Saturday, June 23, 2018

Two Solitudes


 "I couldn't see anybody, and I knew what the loneliness of the long-distance runner running across country felt like, realising that as far as I was concerned this feeling was the only honesty and realness there was in the world … no matter what anybody else tried to tell me."
Alan Sillitoe, The Loneliness of the Long Distance Runner

As the day warms, I am lacing up my shoes for a two-hour run.

In an alternate universe, a parallel me is starting to write a novel that has a theme of belonging. In both realities, I am aware that I am the only resident.

A writer is often an outlier, socially speaking; an observer and documenter rather than a participant. Even authors who excel at the social aspect of their job (and there is one) will admit that when they are sitting in front of a half-finished subplot wondering how they are ever going to get untangled from it, there isn’t much advantage to being a pleasant dinner companion or a social media maven.

I am a long distance runner who has never experienced loneliness. Last summer when I was slogging up a mountain in Iceland, up to my shins in slush with sleet whipping into my face, I didn’t look around for someone to share the experience with. It was mine – for better or worse – and I wanted it all to myself.

My memoir, Dr. Bartolo’s Umbrella, was aimed at a particular target audience and within the parameters I had set for myself it was more successful than I had ever dreamed it would be. These were the parameters: I wanted whoever read it to enjoy it. Word got back to me that many did.

But that is not why I wrote it. I wrote it because I loved the simple individuality of the process.

To me, the purest joy and greatest challenge was the writing itself: to write clearly but lyrically; to find new ways of saying things that have been said a million million times; to put thoughts in order logically but fantastically; to communicate symbolically and be believed viscerally.

To do this, I had to choose critically which advice I would accept from teachers, editors, and peers, because every word in my book is in held in place by my imagination and craft, not theirs. My Acknowledgements section is as a full and as heartfelt as any author’s, but ultimately I was the one who sat alone at my keyboard for years, conceiving, writing, revising. I do not write by committee.

(I have yet to experience the traditional author’s nightmare of having absolutely no one show up to one of my readings. This must be the literary manifestation of loneliness.)

Nor do I run as part of a team. Unless I decide to join the local Wednesday Afternoon Walking and Conversation Group – which I am not currently contemplating – a major characteristic of running for me is that it is a solitary, non-social activity.

So, if I cherish my solitude so much, why go into an organized running event at all? That’s a question I’ve asked myself increasingly in past years. For one thing, I like the challenge of an unfamiliar course planned and laid out by someone else; these always seem to be a bit less forgiving than the paths I choose for myself. But lately I’ve left behind races like Ironman and big-city marathons in favour of low-profile trail races – same great distances and support with much less noise.

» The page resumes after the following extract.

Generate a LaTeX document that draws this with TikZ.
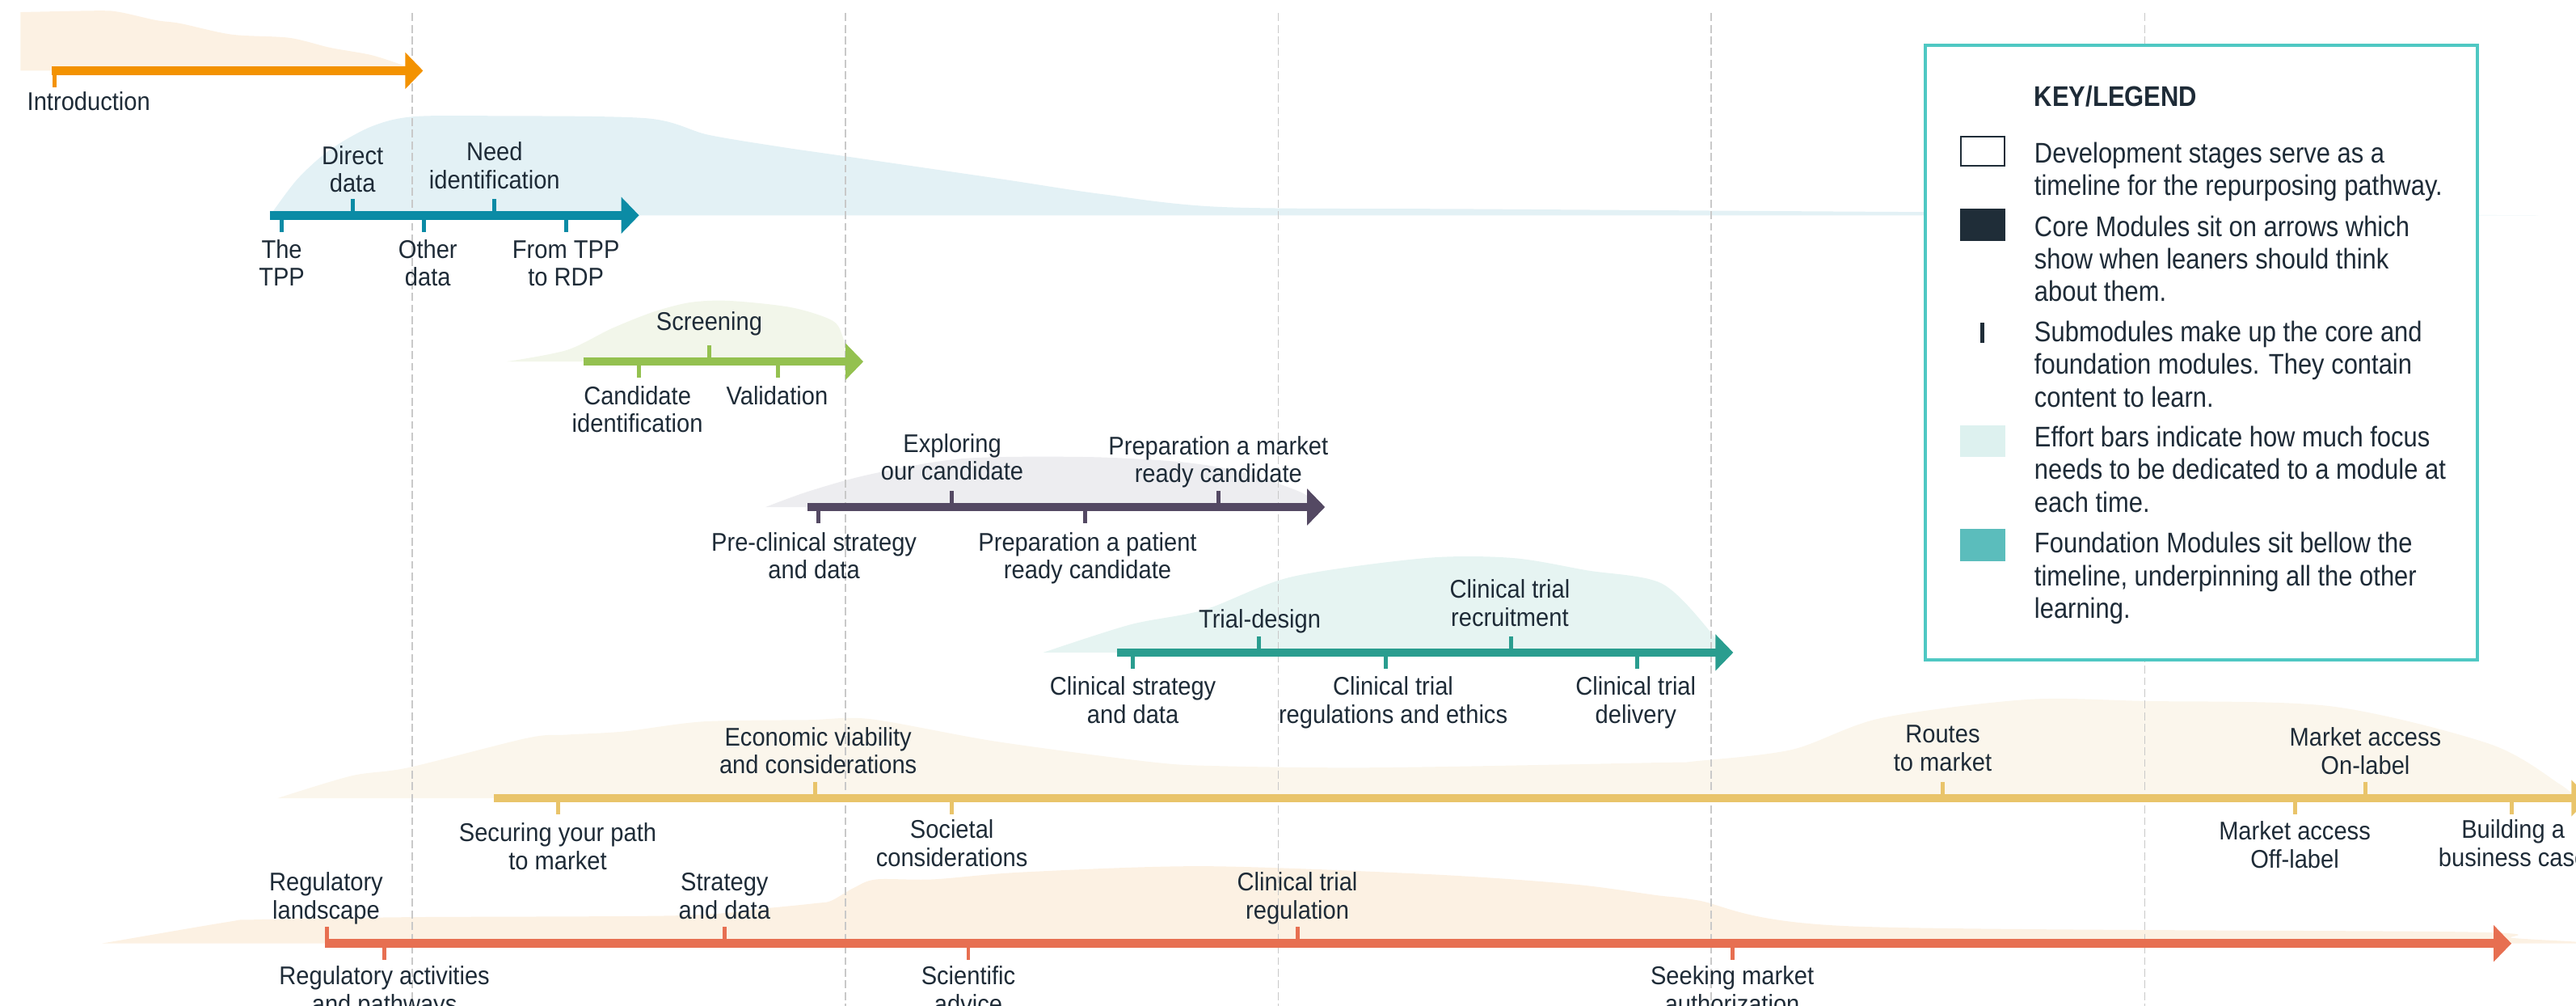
\documentclass[tikz,border=0pt]{standalone}
\usepackage{fontspec}
\setmainfont{Liberation Sans}
\newfontfamily\lblfont[FakeStretch=0.92]{Liberation Sans}
\newfontfamily\legfont[FakeStretch=0.88]{Liberation Sans}
\usetikzlibrary{arrows.meta}
\definecolor{txt}{HTML}{1E2B37}
\definecolor{cOr}{HTML}{F39200}
\definecolor{eOr}{HTML}{FCF1E3}
\definecolor{cTe}{HTML}{0B8BA5}
\definecolor{eTe}{HTML}{E3F1F5}
\definecolor{cGr}{HTML}{94C150}
\definecolor{eGr}{HTML}{F2F6EA}
\definecolor{cPu}{HTML}{544963}
\definecolor{ePu}{HTML}{EDEDF0}
\definecolor{cCl}{HTML}{2A9D8F}
\definecolor{eCl}{HTML}{E6F4F2}
\definecolor{cYe}{HTML}{E9C46A}
\definecolor{eYe}{HTML}{FBF6EC}
\definecolor{cRe}{HTML}{E76F51}
\definecolor{eRe}{HTML}{FCF1E3}
\definecolor{gridgray}{HTML}{C9C9C9}
\definecolor{legbord}{HTML}{4FC8C3}
\definecolor{navy}{HTML}{1F2D38}
\definecolor{legeff}{HTML}{DDF1EF}
\definecolor{legfound}{HTML}{5BBDBC}
\tikzset{
  modarrow/.style={line width=3pt,-{Triangle[length=0.22cm,width=0.44cm]}},
  tickline/.style={line width=1.4pt},
  gridline/.style={gridgray,line width=0.45pt,dash pattern=on 2.8pt off 1.3pt},
  lbl/.style={font=\lblfont\fontsize{9}{9.8}\selectfont,text=txt,align=center,inner sep=0pt,anchor=base},
  legtxt/.style={font=\legfont\fontsize{10}{11.5}\selectfont,text=txt,align=left,inner sep=0pt,anchor=base west},
  effort/.style={smooth,tension=0.5}
}
\newcommand\tku[3]{\draw[tickline,#1] (#2,#3) -- ++(0,-10);}
\newcommand\tkd[3]{\draw[tickline,#1] (#2,#3) -- ++(0,10);}
\begin{document}
\begin{tikzpicture}[x=0.020325cm,y=-0.020325cm]
\useasboundingbox (0,0) rectangle (1568,611.56);
\clip (0,0) rectangle (1568,611.56);
% ---------- effort bars
\fill[eOr] (12.5,43) -- plot[effort] coordinates {(12.5,7.4)(60,6.5)(73,7.4)(95,12.3)(110,14.3)(141,21)(176,23)(201,29)(226,33.5)(246,40)(252,43)} -- cycle;
\fill[eTe] plot[effort] coordinates {(164.5,131)(181,109)(201,91)(226,77)(251,71)(300,70.5)(394,72)(431,82)(476,89.5)(514,95)(610,109)(670,118)(745,126)(900,127.2)(1172,129)(1545,131)} -- cycle;
\fill[eGr] plot[effort] coordinates {(308.5,220)(345,213)(372,200)(397,190)(420,184)(444,183)(481.5,187)(506.6,195)(513,205)(516,220)} -- cycle;
\fill[ePu] plot[effort] coordinates {(466,308.5)(492,299)(529.5,288.6)(586,279)(661,278)(718,281)(755,287)(793,300)(800,308.5)} -- cycle;
\fill[eCl] plot[effort] coordinates {(635,397)(688,380)(733,371)(786,351)(868,339.5)(921,339.5)(966,347)(1011.5,355)(1041.6,385)(1048,397)} -- cycle;
\fill[eYe] plot[effort] coordinates {(169,485.6)(214,472)(248.6,467)(321,449)(345,447)(380,445)(428,439)(492,438)(530,437.5)(605.7,451)(699,463.4)(740.6,466)(837.5,467)(1008.6,464)(1033,463)(1091,456)(1144.5,437)(1233.5,425.6)(1305,426.5)(1419,429.7)(1515.4,452.6)(1558,477)(1568,485.6)} -- cycle;
\fill[eRe] plot[effort] coordinates {(62,574)(138,561)(155.4,559.5)(248.6,558)(414,557)(466,552.6)(497,549.5)(506,548)(520,540)(533.5,535)(568,535)(623,530.6)(733.6,527)(872,532)(958,538)(1008.6,544.7)(1033,547.7)(1126,563.5)(1501,567)(1529.7,570.7)(1568,573)(1568,574)} -- cycle;
% ---------- dashed stage lines
\foreach \gx in {251,514.5,778,1041.5,1305.5}
  \draw[gridline] (\gx,8) -- (\gx,612);
% ---------- arrows
\coordinate (aIs) at (31.4,43);   \coordinate (aIe) at (257.5,43);
\coordinate (aTs) at (164.5,131); \coordinate (aTe) at (389,131);
\coordinate (aGs) at (355,220);   \coordinate (aGe) at (525.5,220);
\coordinate (aPs) at (491.5,308.5); \coordinate (aPe) at (806.5,308.5);
\coordinate (aCs) at (680,397);   \coordinate (aCe) at (1055,397);
\coordinate (aYs) at (300.8,485.6); \coordinate (aYe) at (1576,485.6);
\coordinate (aRs) at (198,574);   \coordinate (aRe) at (1528.7,574);
\draw[modarrow,cOr] (aIs) -- (aIe);
\draw[modarrow,cTe] (aTs) -- (aTe);
\draw[modarrow,cGr] (aGs) -- (aGe);
\draw[modarrow,cPu] (aPs) -- (aPe);
\draw[modarrow,cCl] (aCs) -- (aCe);
\draw[modarrow,cYe] (aYs) -- (aYe);
\draw[modarrow,cRe] (aRs) -- (aRe);
% ---------- ticks
\tkd{cOr}{33}{43}
\tku{cTe}{214.6}{131} \tku{cTe}{301}{131}
\tkd{cTe}{171.5}{131} \tkd{cTe}{258}{131} \tkd{cTe}{344.5}{131}
\tku{cGr}{431.7}{220}
\tkd{cGr}{389}{220} \tkd{cGr}{473.7}{220}
\tku{cPu}{579.4}{308.5} \tku{cPu}{741.6}{308.5}
\tkd{cPu}{498}{308.5} \tkd{cPu}{660.3}{308.5}
\tku{cCl}{766.5}{397} \tku{cCl}{920}{397}
\tkd{cCl}{689.6}{397} \tkd{cCl}{843.3}{397} \tkd{cCl}{996.4}{397}
\tku{cYe}{496}{485.6} \tku{cYe}{1182.5}{485.6} \tku{cYe}{1439.8}{485.6}
\tkd{cYe}{339.5}{485.6} \tkd{cYe}{579.4}{485.6} \tkd{cYe}{1396.8}{485.6} \tkd{cYe}{1528.7}{485.6}
\tku{cRe}{198.8}{574} \tku{cRe}{441}{574} \tku{cRe}{790}{574}
\tkd{cRe}{234}{574} \tkd{cRe}{589.4}{574} \tkd{cRe}{1054.4}{574}
% ---------- labels (y = baseline of last line)
\node[lbl] (lIntro) at (54,67.4) {Introduction};
\node[lbl] (lDirect) at (214.6,117) {Direct\\data};
\node[lbl] (lNeed) at (301,114.7) {Need\\identification};
\node[lbl] (lTPP) at (171.5,174) {The\\TPP};
\node[lbl] (lOther) at (260.4,174) {Other\\data};
\node[lbl] (lFrom) at (344.5,174) {From TPP\\to RDP};
\node[lbl] (lScreen) at (431.7,201) {Screening};
\node[lbl] (lCand) at (388,263) {Candidate\\identification};
\node[lbl] (lValid) at (473,246) {Validation};
\node[lbl] (lExpl) at (579.6,292) {Exploring\\our candidate};
\node[lbl] (lPrepM) at (741.6,293.5) {Preparation a market\\ready candidate};
\node[lbl] (lPre) at (495.5,352) {Pre-clinical strategy\\and data};
\node[lbl] (lPrepP) at (662,352) {Preparation a patient\\ready candidate};
\node[lbl] (lTrial) at (766.8,382) {Trial-design};
\node[lbl] (lRecr) at (919,381) {Clinical trial\\recruitment};
\node[lbl] (lCStrat) at (689.6,440) {Clinical strategy\\and data};
\node[lbl] (lCReg) at (848,440) {Clinical trial\\regulations and ethics};
\node[lbl] (lCDel) at (995.7,440) {Clinical trial\\delivery};
\node[lbl] (lEcon) at (498,470.6) {Economic viability\\and considerations};
\node[lbl] (lSec) at (339.5,529) {Securing your path\\to market};
\node[lbl] (lSoc) at (579.4,527) {Societal\\considerations};
\node[lbl] (lRoutes) at (1182.5,469) {Routes\\to market};
\node[lbl] (lOn) at (1439.8,471) {Market access\\On-label};
\node[lbl] (lOff) at (1396.8,528) {Market access\\Off-label};
\node[lbl] (lBuild) at (1529.7,527) {Building a\\business case};
\node[lbl] (lRegL) at (198.5,559) {Regulatory\\landscape};
\node[lbl] (lStrat) at (441,559) {Strategy\\and data};
\node[lbl] (lCTReg) at (789.7,559) {Clinical trial\\regulation};
\node[lbl] (lRegA) at (234,616) {Regulatory activities\\and pathways};
\node[lbl] (lSci) at (589.4,616) {Scientific\\advice};
\node[lbl] (lSeek) at (1054.4,616) {Seeking market\\authorization};
% ---------- legend
\draw[legbord,line width=1.1pt,fill=white] (1172,27.5) rectangle (1508,401.5);
\node[legtxt,font=\legfont\bfseries\fontsize{10}{11.5}\selectfont] (legTitle) at (1238,64.5) {KEY/LEGEND};
\draw[navy,line width=0.6pt,fill=white] (1193.5,83.2) rectangle (1220.2,101);
\fill[navy] (1193,127) rectangle (1220.6,146.4);
\draw[navy,line width=1.5pt] (1206.7,196.5) -- (1206.7,208.8);
\fill[legeff] (1193,258.7) rectangle (1220.6,278);
\fill[legfound] (1193,322) rectangle (1220.6,341.5);
\node[legtxt] (legA) at (1238,118.8) {Development stages serve as a\\timeline for the repurposing pathway.};
\node[legtxt] (legB) at (1238,183.5) {Core Modules sit on arrows which\\show when leaners should think\\about them.};
\node[legtxt] (legC) at (1238,247.5) {Submodules make up the core and\\foundation modules. They contain\\content to learn.};
\node[legtxt] (legD) at (1238,311.5) {Effort bars indicate how much focus\\needs to be dedicated to a module at\\each time.};
\node[legtxt] (legE) at (1238,376.2) {Foundation Modules sit bellow the\\timeline, underpinning all the other\\learning.};
\end{tikzpicture}
\end{document}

For me, a running event is still an individual process that takes place in the company of several hundred others who are also locked in private negotiation with their own limitations and dreams. I am in company, but every step I take is mine alone.

I have always found purity – a “realness” as Sillitoe writes – in the fulfillment of a personal goal: in working to prepare for it; in stretching to achieve it; in doing what I told myself I was going to do. Pushing myself to go farther today than I did yesterday reminds me of the struggle to align words and thoughts. When I edit my writing I want the revision to be an improvement on what was on the page before; occasionally it is. Crossing a finish line is akin to the feeling of polishing a sentence that finally says exactly what you want it to – the certitude that there is no more work to be done.


Running and writing: two things that bring me joy.
Two things I do alone.

PS: This will be my penultimate post in Lyricycle. After ten years, I find that my focus and direction have moved beyond the scope of this blog. After all, there are only so many ways I can describe moving myself across the planet under my own power (a phrase I imagine I’ve used about a dozen times in the last decade). I am developing a new website, and I’ll leave a link to it on this page when it is operational.